(Records with drawing code)
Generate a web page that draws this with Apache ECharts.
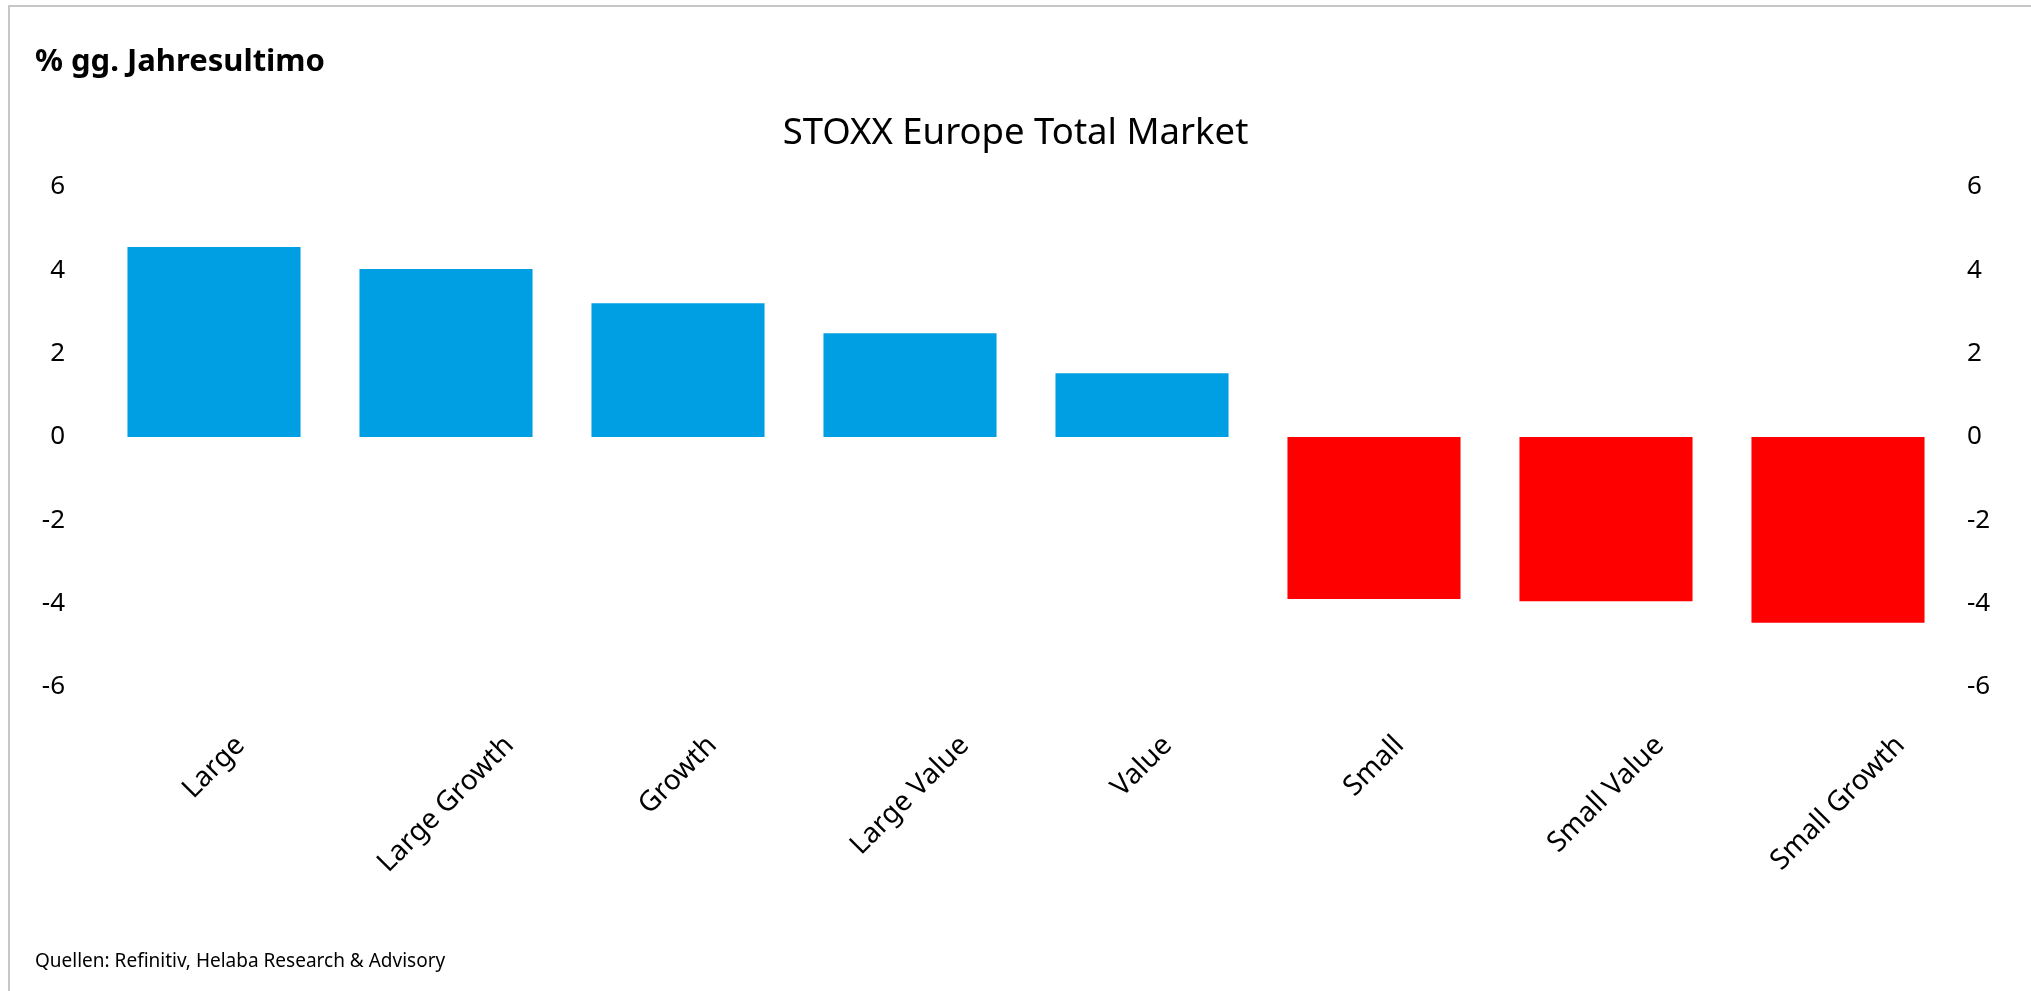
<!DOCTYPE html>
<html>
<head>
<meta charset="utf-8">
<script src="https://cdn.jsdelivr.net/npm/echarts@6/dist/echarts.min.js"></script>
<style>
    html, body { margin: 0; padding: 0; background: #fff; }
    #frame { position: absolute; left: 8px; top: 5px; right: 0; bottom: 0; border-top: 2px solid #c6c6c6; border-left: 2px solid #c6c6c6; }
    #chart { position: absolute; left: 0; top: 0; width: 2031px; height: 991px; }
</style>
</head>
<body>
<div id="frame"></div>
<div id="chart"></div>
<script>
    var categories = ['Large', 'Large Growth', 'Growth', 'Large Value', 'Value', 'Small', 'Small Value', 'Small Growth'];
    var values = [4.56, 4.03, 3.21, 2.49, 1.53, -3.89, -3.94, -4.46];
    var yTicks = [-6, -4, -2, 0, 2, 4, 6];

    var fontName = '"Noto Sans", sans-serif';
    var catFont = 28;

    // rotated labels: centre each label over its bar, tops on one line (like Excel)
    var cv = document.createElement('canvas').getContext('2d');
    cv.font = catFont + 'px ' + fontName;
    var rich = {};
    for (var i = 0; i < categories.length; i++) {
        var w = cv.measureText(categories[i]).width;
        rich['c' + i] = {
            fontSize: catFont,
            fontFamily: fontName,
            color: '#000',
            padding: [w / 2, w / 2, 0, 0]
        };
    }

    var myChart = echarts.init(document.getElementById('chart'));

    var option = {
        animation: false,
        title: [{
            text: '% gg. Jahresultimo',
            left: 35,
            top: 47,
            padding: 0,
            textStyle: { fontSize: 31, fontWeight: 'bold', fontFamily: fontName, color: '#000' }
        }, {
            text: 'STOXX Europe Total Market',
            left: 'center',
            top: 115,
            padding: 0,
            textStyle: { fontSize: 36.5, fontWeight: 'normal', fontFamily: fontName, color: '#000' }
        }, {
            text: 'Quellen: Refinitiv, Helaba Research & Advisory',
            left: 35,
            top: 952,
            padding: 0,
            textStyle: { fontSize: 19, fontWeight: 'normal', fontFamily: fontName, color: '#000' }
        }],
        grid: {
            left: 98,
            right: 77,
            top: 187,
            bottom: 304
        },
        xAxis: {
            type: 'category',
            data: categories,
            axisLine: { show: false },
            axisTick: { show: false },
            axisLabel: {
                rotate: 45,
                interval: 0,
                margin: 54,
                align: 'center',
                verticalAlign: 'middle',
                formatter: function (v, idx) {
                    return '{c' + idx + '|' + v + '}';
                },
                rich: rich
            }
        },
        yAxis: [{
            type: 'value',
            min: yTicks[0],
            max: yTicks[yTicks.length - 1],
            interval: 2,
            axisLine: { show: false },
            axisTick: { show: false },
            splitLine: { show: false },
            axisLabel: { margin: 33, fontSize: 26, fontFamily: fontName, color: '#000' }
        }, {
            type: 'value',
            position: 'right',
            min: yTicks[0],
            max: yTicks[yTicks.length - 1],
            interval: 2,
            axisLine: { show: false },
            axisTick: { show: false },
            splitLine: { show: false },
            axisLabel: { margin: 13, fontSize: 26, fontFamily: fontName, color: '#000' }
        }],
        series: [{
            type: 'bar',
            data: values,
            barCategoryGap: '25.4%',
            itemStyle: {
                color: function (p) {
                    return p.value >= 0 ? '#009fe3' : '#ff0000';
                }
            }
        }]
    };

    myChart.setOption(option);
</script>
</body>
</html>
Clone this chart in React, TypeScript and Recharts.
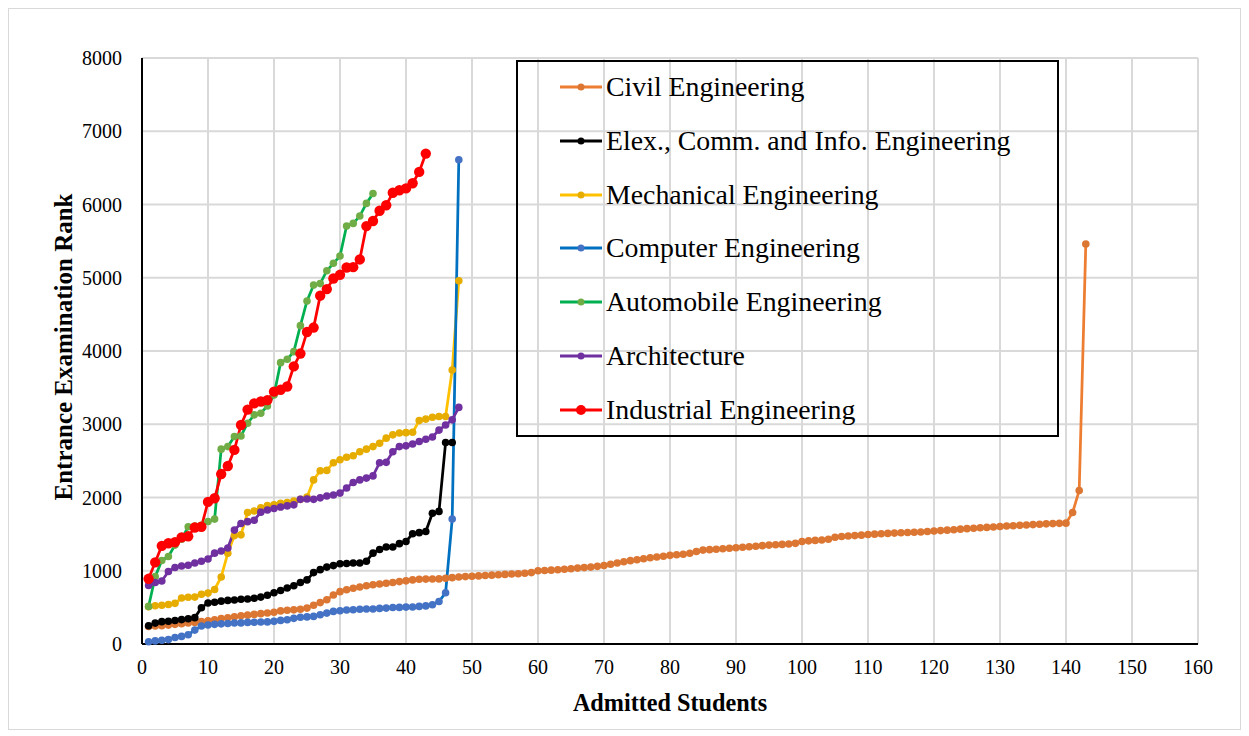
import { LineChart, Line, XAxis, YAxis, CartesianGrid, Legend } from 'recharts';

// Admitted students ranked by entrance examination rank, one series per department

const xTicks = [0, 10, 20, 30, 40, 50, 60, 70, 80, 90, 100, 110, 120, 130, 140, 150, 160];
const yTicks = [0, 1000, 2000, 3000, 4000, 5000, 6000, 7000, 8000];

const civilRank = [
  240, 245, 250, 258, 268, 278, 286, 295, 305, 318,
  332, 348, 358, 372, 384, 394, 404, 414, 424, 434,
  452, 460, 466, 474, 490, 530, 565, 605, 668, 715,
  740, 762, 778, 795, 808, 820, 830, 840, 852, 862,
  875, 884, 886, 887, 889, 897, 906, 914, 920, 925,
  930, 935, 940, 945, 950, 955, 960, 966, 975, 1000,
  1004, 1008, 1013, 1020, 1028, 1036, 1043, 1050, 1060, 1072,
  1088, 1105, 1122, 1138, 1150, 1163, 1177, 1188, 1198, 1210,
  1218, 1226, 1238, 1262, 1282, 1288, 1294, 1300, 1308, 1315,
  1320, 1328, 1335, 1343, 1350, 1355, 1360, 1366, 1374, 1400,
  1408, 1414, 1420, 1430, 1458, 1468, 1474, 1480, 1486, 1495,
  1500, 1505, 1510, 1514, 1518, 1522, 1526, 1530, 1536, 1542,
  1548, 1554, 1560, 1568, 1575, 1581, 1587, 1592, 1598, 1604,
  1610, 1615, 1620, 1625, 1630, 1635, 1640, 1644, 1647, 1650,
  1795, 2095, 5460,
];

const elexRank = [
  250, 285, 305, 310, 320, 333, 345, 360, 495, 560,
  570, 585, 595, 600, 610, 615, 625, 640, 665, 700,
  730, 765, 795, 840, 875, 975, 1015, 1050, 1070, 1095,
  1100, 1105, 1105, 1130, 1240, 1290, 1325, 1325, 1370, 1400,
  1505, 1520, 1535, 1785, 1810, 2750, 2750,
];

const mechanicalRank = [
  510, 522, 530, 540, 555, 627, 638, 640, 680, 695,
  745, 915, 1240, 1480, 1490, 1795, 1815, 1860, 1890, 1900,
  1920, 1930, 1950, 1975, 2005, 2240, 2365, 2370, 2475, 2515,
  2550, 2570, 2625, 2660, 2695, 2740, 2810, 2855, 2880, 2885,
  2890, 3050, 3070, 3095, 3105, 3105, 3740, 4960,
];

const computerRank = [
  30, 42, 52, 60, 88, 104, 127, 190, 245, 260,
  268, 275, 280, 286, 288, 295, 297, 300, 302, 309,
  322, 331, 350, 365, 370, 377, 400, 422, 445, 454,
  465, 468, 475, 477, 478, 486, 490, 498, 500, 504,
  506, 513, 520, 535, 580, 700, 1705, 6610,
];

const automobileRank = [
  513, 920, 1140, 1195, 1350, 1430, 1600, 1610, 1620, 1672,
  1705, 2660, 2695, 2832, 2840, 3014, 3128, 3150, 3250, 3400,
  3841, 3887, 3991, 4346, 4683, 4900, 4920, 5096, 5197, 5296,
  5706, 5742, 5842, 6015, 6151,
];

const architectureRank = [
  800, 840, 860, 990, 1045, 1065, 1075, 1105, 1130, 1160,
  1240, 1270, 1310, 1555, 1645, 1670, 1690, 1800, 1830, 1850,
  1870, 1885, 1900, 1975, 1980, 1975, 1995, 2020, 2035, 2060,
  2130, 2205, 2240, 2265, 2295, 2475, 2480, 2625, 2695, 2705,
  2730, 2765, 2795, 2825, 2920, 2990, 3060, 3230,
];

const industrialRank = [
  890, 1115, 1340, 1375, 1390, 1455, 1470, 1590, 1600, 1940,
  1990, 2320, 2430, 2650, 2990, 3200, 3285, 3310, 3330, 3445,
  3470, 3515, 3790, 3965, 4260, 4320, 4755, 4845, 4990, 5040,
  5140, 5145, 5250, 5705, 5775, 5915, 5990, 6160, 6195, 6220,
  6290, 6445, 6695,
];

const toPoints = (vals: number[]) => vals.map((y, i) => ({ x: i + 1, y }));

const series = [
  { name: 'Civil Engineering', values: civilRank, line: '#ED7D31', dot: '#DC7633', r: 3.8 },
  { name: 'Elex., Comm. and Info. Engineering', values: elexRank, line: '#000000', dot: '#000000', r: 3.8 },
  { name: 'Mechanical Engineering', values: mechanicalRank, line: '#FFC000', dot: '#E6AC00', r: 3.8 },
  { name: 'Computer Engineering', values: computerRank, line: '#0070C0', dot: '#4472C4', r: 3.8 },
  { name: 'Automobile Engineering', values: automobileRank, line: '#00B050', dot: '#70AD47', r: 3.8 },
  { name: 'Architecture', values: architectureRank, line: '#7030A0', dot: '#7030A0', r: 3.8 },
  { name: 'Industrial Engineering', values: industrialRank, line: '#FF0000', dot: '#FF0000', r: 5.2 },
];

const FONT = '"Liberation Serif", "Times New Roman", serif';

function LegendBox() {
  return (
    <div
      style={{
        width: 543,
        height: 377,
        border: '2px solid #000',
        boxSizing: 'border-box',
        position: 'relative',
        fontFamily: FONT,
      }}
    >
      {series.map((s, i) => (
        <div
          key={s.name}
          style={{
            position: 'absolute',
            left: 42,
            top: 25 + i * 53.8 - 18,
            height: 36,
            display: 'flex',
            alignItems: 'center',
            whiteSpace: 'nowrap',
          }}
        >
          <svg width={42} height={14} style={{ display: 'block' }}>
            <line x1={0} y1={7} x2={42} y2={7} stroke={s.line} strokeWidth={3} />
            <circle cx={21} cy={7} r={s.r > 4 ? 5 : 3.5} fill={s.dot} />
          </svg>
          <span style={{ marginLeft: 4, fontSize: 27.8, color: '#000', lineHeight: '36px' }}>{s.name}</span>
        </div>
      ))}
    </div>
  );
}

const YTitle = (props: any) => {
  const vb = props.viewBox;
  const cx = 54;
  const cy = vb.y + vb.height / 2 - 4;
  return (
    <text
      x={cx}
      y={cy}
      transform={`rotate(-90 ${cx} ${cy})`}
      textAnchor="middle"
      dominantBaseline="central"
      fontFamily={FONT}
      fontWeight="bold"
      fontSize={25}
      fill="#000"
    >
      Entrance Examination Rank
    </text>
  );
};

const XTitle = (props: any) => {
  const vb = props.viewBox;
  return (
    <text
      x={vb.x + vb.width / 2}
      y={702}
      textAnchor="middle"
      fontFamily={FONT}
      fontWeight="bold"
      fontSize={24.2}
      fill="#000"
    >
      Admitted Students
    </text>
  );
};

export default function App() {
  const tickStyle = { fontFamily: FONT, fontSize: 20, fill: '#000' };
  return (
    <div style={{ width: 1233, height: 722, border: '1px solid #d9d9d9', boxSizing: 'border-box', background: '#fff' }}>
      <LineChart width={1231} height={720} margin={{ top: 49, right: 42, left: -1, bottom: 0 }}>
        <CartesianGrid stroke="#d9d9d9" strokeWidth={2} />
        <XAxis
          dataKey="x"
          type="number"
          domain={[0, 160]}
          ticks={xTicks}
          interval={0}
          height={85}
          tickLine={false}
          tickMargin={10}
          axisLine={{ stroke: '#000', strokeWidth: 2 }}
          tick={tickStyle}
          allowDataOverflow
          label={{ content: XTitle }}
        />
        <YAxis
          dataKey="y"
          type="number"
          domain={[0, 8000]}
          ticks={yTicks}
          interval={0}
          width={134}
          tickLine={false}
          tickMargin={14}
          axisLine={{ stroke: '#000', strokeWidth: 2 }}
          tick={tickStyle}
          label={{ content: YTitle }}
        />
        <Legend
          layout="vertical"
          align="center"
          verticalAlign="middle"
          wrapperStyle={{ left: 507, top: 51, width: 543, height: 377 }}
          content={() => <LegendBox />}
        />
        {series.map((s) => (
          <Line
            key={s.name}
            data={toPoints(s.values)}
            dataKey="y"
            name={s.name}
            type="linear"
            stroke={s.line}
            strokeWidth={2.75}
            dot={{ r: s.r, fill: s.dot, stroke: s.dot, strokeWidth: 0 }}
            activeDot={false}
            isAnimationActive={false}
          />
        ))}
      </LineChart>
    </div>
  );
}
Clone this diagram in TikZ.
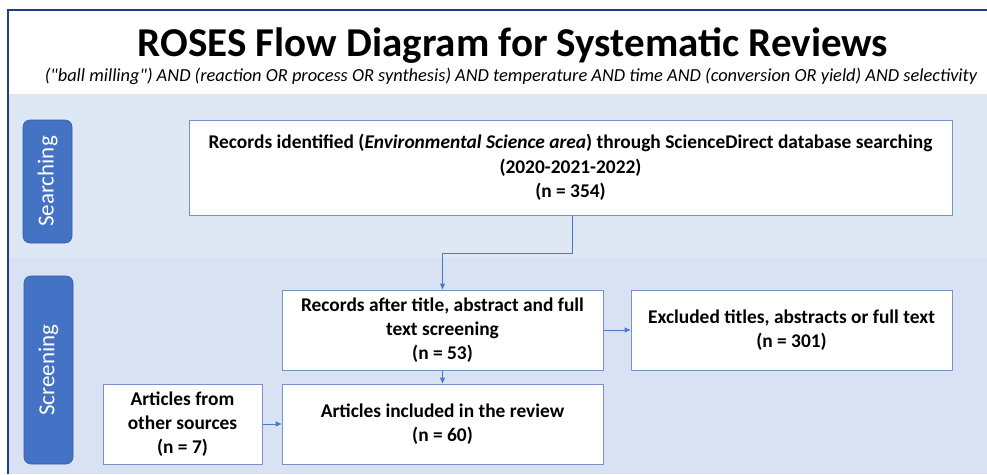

> Exercise task: Emit the lines of the material exactly, from its first line to the line containing "var catFont = 28;", inclusive; leave every picture out.

> Task answer:
Generate a web page that draws this with Apache ECharts.
<!DOCTYPE html>
<html>
<head>
<meta charset="utf-8">
<script src="https://cdn.jsdelivr.net/npm/echarts@6/dist/echarts.min.js"></script>
<style>
    html, body { margin: 0; padding: 0; background: #fff; }
    #frame { position: absolute; left: 8px; top: 5px; right: 0; bottom: 0; border-top: 2px solid #c6c6c6; border-left: 2px solid #c6c6c6; }
    #chart { position: absolute; left: 0; top: 0; width: 2031px; height: 991px; }
</style>
</head>
<body>
<div id="frame"></div>
<div id="chart"></div>
<script>
    var categories = ['Large', 'Large Growth', 'Growth', 'Large Value', 'Value', 'Small', 'Small Value', 'Small Growth'];
    var values = [4.56, 4.03, 3.21, 2.49, 1.53, -3.89, -3.94, -4.46];
    var yTicks = [-6, -4, -2, 0, 2, 4, 6];

    var fontName = '"Noto Sans", sans-serif';
    var catFont = 28;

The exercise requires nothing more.